Fig.1 The Guns of August
You hear recommendations for Barbara Tuchman so often that eventually you are compelled to see for yourself. It’s true that she had the uncanny skill of keeping the narrative moving while packing in the facts and remaining objective. It is based on ‘The Guns of August’ that I will compare all others.
May I use a metaphor yo do this? I started withe cakes then moved onto buildings. “If ‘The Guns of August’ were a building what kind of building would it be?” I’m thinking along the lines of the US Library of Congress – or is that too obvious, massive and lacking in personality? I don’t know my US buildings well enough – but something from the early 1960s with strength, authority and personality.
For Niall Ferguson’s ‘The Pity of War’ I was thinking the Lloyds Building – controversial for the hell of it and purposively including a good deal of void inside – he doesn’t do the chronology of the war or conflict in the shape of a key selection of battles, rather he addresses, like a hit list of ten assignments for the graduate historian, the myths and beliefs of the past.
AJPTaylor has to be the National Theatre on the South Bank – big, bold, worthy and bland. A national icon that does it all but lacks personality.
I think I’ll make the several anthologies of veteran stories of Lyn Macdonald akin to a chain of supermarkets such as Sainsbury’s.

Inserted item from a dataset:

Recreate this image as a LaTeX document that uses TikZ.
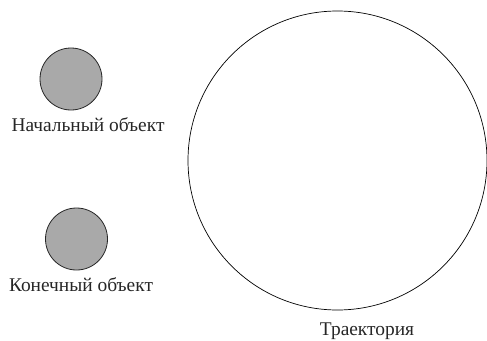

So what about Christopher Clarke and Max Hadtings?
I’ll make Christopher Clark a Cambridge University building of his choice, he is by far the most searchingly academic of everything I have read of late.
Max Hastings I thought either Tower Records or the old London Weekend Television buildings. I don’t find what he has to say either original or insightful, but it is currently getting plenty of attention. Jeremy Paxman is of the same ilk – as an undergraduate being told your writing is ‘journalistic’ is a criticism. I prefer my history to come from historians.